Imagine waking up and not being able to smile, eat or even blink. It's a terrifying thought, especially for a child. For many parents, a stroke might be the first thing that comes to mind; but that's not always the case. Now doctors are trying to spread the word.
Ten-year-old Ryan Ferrell can brighten a room with his smile. But lately, that smile has been tough to crack. Ryan has Bell's palsy, a term used to describe paralysis on one side of the face. While most of the 40,000 new cases a year are adults, neurologists say many parents are surprised to learn children can also be afflicted.
"I think many parents worry this is a stroke or some life-threatening occasion," said Dr.
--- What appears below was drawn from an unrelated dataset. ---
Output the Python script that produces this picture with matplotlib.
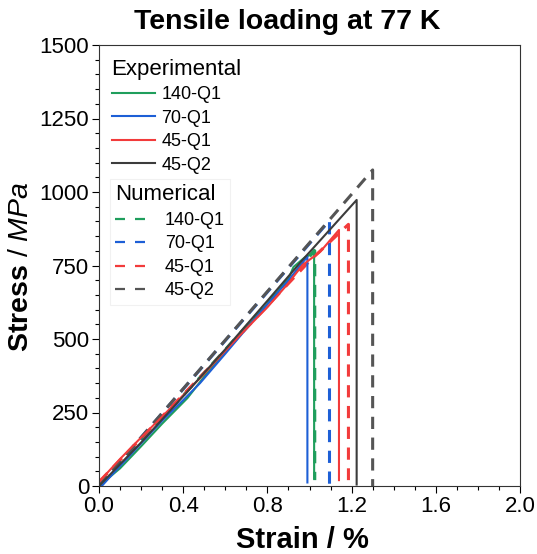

Michael Goldstein from the American Academy of Neurology.
That's because symptoms include a facial droop, twitching, pain behind the ear or the eye, dry mouth and difficulty tasting food. While the exact cause of Bell's palsy is not known in all cases, Dr. Goldstein says typically the cause is an inflammation of the nerve that goes from the brain to the face, caused by a virus.
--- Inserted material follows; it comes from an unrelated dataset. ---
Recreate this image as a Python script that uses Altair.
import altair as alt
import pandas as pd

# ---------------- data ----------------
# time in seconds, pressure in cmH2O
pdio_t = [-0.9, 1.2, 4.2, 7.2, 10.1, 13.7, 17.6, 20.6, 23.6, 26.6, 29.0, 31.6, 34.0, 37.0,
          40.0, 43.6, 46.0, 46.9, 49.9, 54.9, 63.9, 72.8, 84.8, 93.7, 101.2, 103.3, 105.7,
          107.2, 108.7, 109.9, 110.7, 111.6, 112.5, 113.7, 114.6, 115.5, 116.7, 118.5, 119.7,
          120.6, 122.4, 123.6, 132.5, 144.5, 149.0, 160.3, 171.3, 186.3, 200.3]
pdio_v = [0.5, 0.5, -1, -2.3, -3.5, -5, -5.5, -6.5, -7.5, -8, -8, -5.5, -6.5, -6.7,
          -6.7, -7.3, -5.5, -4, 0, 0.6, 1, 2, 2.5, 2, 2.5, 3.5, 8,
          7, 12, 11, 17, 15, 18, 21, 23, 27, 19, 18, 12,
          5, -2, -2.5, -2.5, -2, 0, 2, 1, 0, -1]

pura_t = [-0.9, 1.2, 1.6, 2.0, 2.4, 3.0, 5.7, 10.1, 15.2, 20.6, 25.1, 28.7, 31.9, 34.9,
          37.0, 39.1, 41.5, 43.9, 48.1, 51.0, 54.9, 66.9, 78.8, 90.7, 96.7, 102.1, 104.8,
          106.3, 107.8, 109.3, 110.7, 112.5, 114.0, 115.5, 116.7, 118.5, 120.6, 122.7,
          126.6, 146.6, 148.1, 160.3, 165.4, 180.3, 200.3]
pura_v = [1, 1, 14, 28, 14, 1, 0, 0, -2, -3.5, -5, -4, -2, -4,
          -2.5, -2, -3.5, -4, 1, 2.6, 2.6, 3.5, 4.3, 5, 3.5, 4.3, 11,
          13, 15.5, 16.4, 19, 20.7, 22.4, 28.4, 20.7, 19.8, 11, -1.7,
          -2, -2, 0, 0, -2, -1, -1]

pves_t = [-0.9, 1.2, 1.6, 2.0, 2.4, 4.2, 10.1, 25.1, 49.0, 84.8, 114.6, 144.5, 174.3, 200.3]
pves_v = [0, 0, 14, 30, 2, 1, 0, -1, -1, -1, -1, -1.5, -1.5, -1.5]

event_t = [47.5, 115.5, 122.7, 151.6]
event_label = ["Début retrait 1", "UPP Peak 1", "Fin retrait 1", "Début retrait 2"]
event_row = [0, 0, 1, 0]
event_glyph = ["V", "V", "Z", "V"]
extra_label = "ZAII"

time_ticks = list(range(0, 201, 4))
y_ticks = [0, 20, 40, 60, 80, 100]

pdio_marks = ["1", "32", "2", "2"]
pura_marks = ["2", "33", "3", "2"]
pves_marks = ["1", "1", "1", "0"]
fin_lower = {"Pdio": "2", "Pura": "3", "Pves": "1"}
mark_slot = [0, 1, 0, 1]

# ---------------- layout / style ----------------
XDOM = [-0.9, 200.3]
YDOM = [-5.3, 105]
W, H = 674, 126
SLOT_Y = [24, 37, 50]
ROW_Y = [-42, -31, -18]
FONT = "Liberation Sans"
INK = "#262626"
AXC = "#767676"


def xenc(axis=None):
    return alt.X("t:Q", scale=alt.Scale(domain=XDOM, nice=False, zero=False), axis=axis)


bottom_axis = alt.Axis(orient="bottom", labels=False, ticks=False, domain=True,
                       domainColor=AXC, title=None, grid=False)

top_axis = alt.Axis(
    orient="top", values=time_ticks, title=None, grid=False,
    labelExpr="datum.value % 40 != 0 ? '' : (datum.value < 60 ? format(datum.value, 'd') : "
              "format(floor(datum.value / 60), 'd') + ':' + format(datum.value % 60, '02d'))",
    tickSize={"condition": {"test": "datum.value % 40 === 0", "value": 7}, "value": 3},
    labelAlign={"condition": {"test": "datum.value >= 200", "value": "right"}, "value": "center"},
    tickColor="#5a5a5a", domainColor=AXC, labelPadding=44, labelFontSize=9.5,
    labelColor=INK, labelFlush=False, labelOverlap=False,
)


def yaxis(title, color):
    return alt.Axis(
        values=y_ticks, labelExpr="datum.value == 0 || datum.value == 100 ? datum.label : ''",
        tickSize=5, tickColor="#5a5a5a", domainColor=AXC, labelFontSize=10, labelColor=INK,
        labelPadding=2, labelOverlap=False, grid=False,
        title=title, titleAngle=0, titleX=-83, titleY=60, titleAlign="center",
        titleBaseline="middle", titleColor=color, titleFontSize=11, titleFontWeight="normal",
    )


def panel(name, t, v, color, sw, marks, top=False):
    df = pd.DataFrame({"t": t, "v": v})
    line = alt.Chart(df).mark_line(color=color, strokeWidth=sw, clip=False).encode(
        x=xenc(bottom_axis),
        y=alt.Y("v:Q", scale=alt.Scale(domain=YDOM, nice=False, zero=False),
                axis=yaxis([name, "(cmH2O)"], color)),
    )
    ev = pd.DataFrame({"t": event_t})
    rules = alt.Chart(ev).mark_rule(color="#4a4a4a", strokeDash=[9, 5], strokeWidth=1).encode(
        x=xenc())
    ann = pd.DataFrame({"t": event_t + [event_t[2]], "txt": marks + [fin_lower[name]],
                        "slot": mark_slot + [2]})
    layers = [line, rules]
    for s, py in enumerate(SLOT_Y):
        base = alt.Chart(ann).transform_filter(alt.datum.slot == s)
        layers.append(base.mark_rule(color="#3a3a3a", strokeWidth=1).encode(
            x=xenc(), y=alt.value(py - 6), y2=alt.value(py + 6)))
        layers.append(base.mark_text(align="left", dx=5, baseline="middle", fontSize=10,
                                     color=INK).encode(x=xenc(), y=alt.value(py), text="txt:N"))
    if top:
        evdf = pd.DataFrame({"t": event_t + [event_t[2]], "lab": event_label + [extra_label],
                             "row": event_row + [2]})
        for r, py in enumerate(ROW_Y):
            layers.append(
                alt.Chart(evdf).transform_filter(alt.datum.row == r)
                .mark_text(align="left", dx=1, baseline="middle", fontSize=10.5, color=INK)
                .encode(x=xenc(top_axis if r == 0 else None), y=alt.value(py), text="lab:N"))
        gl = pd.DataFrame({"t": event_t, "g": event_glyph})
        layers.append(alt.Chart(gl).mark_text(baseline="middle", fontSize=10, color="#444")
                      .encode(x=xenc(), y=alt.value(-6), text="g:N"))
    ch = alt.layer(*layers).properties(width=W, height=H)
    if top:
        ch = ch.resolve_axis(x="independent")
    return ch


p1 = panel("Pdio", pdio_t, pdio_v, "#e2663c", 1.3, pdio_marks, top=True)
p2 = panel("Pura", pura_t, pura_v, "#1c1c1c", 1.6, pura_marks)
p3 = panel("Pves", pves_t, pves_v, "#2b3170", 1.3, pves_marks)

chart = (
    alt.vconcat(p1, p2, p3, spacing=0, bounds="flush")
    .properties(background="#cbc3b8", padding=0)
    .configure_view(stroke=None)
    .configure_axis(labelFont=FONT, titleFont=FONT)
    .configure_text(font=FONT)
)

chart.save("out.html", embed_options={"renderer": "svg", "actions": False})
It's a virus similar to the one that causes cold sores or the common cold. It can also be caused by illnesses such as Lyme disease, as it was in Ryan's case.
Dr Babak Azizzadeh is the founder of the Facial Paralysis Institute. He says the condition impacts patients physically and emotionally.
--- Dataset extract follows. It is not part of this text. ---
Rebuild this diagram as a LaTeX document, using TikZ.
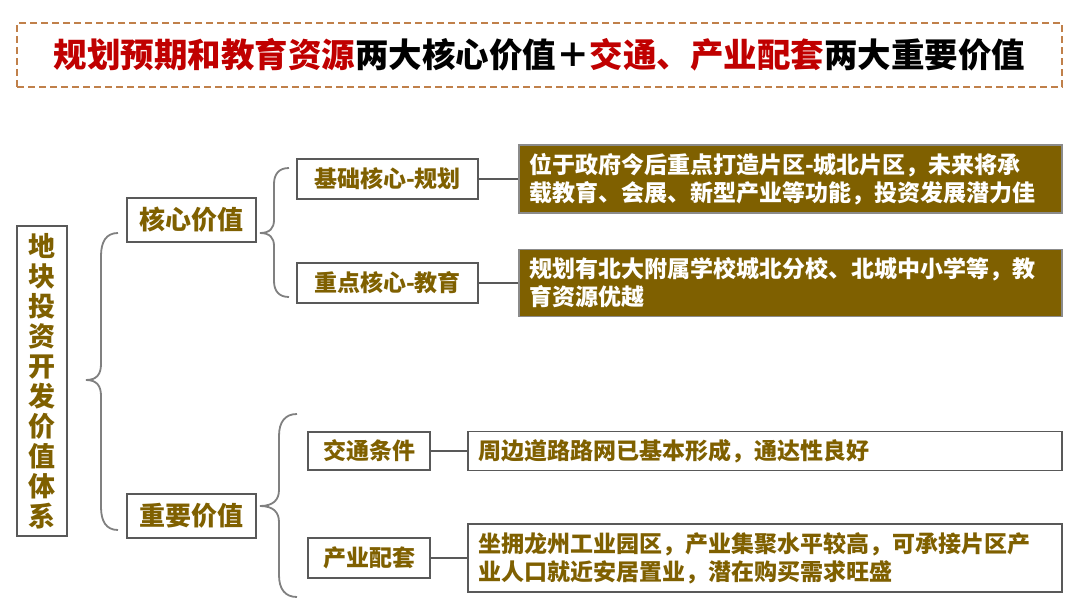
\documentclass[tikz,border=0pt]{standalone}
\usepackage{fontspec}
\setmainfont{Noto Sans CJK SC}
\definecolor{brn}{HTML}{7F6000}
\definecolor{ttlred}{HTML}{C00000}
\definecolor{dashc}{HTML}{C0804A}
\definecolor{bord}{HTML}{595959}
\definecolor{bracec}{HTML}{808080}
\begin{document}
\begin{tikzpicture}[x=1pt,y=-1pt,
  titlebox/.style={draw=dashc, line width=1.3pt, dash pattern=on 7pt off 4pt, inner sep=0pt,
    font=\bfseries\fontsize{33.5}{38}\selectfont},
  lbl/.style={draw=bord, line width=1.5pt, text=brn, inner sep=0pt, fill=white,
    font=\bfseries\fontsize{23}{28}\selectfont},
  big/.style={lbl, font=\bfseries\fontsize{26}{30}\selectfont},
  vert/.style={lbl, font=\bfseries\fontsize{27}{30}\selectfont, align=center},
  fbox/.style={draw=bord!70, line width=1.2pt, fill=brn, text=white, inner xsep=10pt, inner ysep=0pt,
    align=left, font=\bfseries\fontsize{23}{28}\selectfont},
  wbox/.style={draw=bord, line width=1.5pt, fill=white, text=brn, inner xsep=10pt, inner ysep=0pt,
    align=left, font=\bfseries\fontsize{23}{28}\selectfont},
  brc/.style={draw=bracec, line width=1.8pt},
  conn/.style={draw=bord, line width=1.5pt}]
\useasboundingbox (0,0) rectangle (1080,613);
\fill[white] (0,0) rectangle (1080,613);

\node[titlebox, minimum width=1045pt, minimum height=64pt] (title) at (539.5,55)
  {{\color{ttlred}规划预期和教育资源}两大核心价值＋{\color{ttlred}交通、产业配套}两大重要价值};

\node[vert, minimum width=50pt, minimum height=310pt] (root) at (42,381)
  {地\\块\\投\\资\\开\\发\\价\\值\\体\\系};

\node[big, minimum width=129pt, minimum height=44pt] (kv) at (191.5,220) {核心价值};
\node[big, minimum width=129pt, minimum height=44pt] (zv) at (191.5,516) {重要价值};

\node[lbl, minimum width=181pt, minimum height=40pt] (b1) at (387.5,179) {基础核心-规划};
\node[lbl, minimum width=181pt, minimum height=40pt] (b2) at (387.5,283) {重点核心-教育};
\node[lbl, minimum width=122pt, minimum height=38pt] (b3) at (369,451) {交通条件};
\node[lbl, minimum width=122pt, minimum height=40pt] (b4) at (369,558) {产业配套};

\node[fbox, text width=523pt, minimum height=68pt] (r1) at (790.5,179)
  {位于政府今后重点打造片区-城北片区，未来将承\\载教育、会展、新型产业等功能，投资发展潜力佳};
\node[fbox, text width=523pt, minimum height=67pt] (r2) at (790.5,283)
  {规划有北大附属学校城北分校、北城中小学等，教\\育资源优越};
\node[wbox, text width=574pt, minimum height=39pt] (r3) at (765,451)
  {周边道路路网已基本形成，通达性良好};
\node[wbox, text width=574pt, minimum height=68pt] (r4) at (765,558)
  {坐拥龙州工业园区，产业集聚水平较高，可承接片区产\\业人口就近安居置业，潜在购买需求旺盛};

\draw[conn] (b1.east) -- (r1.west);
\draw[conn] (b2.east) -- (r2.west);
\draw[conn] (b3.east) -- (r3.west);
\draw[conn] (b4.east) -- (r4.west);

% braces
\draw[brc] (118,233) .. controls (106,233) and (101,242) .. (101,256) -- (101,364)
  .. controls (101,374) and (97,380) .. (86,380) .. controls (97,380) and (101,386) .. (101,396)
  -- (101,507) .. controls (101,521) and (106,530) .. (118,530);
\draw[brc] (289,168) .. controls (279,168) and (274,174) .. (274,184) -- (274,220)
  .. controls (274,228) and (270,233) .. (260,233) .. controls (270,233) and (274,238) .. (274,246)
  -- (274,281) .. controls (274,291) and (279,297) .. (289,297);
\draw[brc] (297,414) .. controls (285,414) and (279,422) .. (279,436) -- (279,490)
  .. controls (279,500) and (273,506) .. (260,506) .. controls (273,506) and (279,512) .. (279,522)
  -- (279,575) .. controls (279,589) and (285,597) .. (297,597);
\end{tikzpicture}
\end{document}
"Imagine how much kids make fun of other kids who have, you know, big ears or big noses or are a little overweight. Multiply that by ten or 100 when a kid can't smile," said Dr. Azizzadeh.
Sometimes doctors will prescribe anti-viral medication. About 85 percent of children recover completely. It takes about three-to-six-months to see significant improvement. That's a long wait when you're 10-years-old.
Many people with Bell's palsy recovery spontaneously. In some cases, surgery is required -- but only as a last resort. Dr. Goldstein says it's important to take your child to the doctor the instant you start to notice any symptoms.